I met Mumia in the 1970’s when he gave me a platform on his radio program to discuss the effort to reopen my parents’ case. I’ve also had some brief correspondence with him, but I’ve never visited him in prison. The last time I visited death row was during the last week of my parents’ lives when I was six years old, and I’ve decided - even almost 60 years later - not to put myself through another death row visit. But I’ve spoken with many who have visited him and read a lot of his writing. He is a remarkable human being.

Confined to a small cell 23 hours a day with limited access to the outside world, he has written a half-dozen books, produced hundreds of commentaries and had a world-wide impact on the movements to abolish capital punishment and protect the human rights of the more than two million people locked away in the American Gulag. Despite his circumstances he has been a true champion of the rights of others.

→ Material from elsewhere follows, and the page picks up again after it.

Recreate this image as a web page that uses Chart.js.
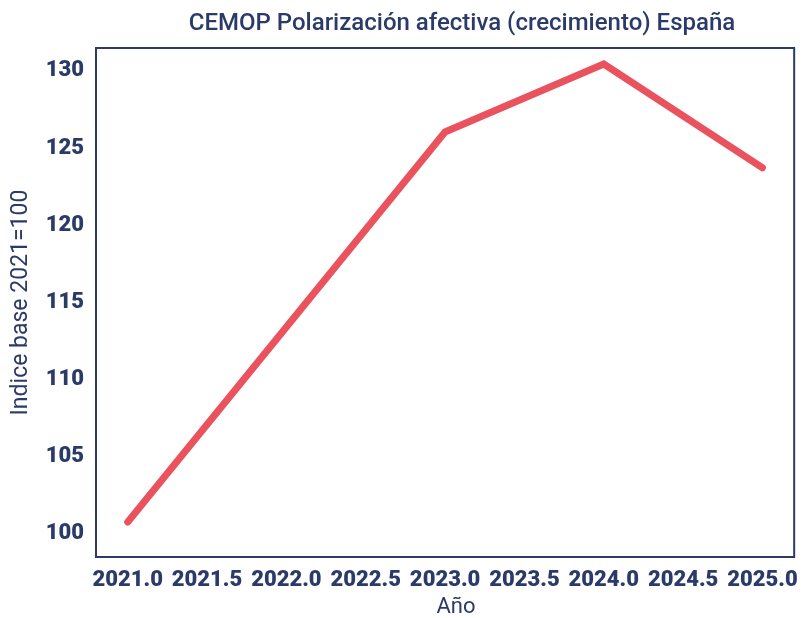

There are those who claim that Mumia’s case has been an impediment to eliminating capital punishment in America. They argue that death penalty proponents will cite this outspoken and politically articulate, radical, African-American man, convicted of killing a white police officer, as an example of why we must retain capital punishment. Trying to hide cases like Mumia’s from the undecided will not cajole them into opposing the death penalty. Focusing only on the most pitiful or palatable inhabitants of death row will never eradicate executions. It would be a strategic disaster for the anti-capital punishment movement to silence one of our most powerful voices in pursuit of such a flawed approach.

Moreover, Mumia has never written about his own case, but rather addressed and organized as best he could on behalf of other inmates. Mumia should be commended, not blamed, for speaking up for others, and those who advocate for Mumia should be applauded for their tireless efforts to achieve justice for him. I agree that not enough attention is paid to other death row inmates. Instead of attempting to silence Mumia, the solution is for everyone in the anti-death penalty movement to speak up more forcefully for all death row inmates.

Mumia’s accomplishments provide inspiration for thousands on both sides of the prison walls, as well as within and beyond our nation’s borders. He is a rock of resistance, and I am sure I am just one among countless others who salute him on this sad anniversary of his unjust incarceration.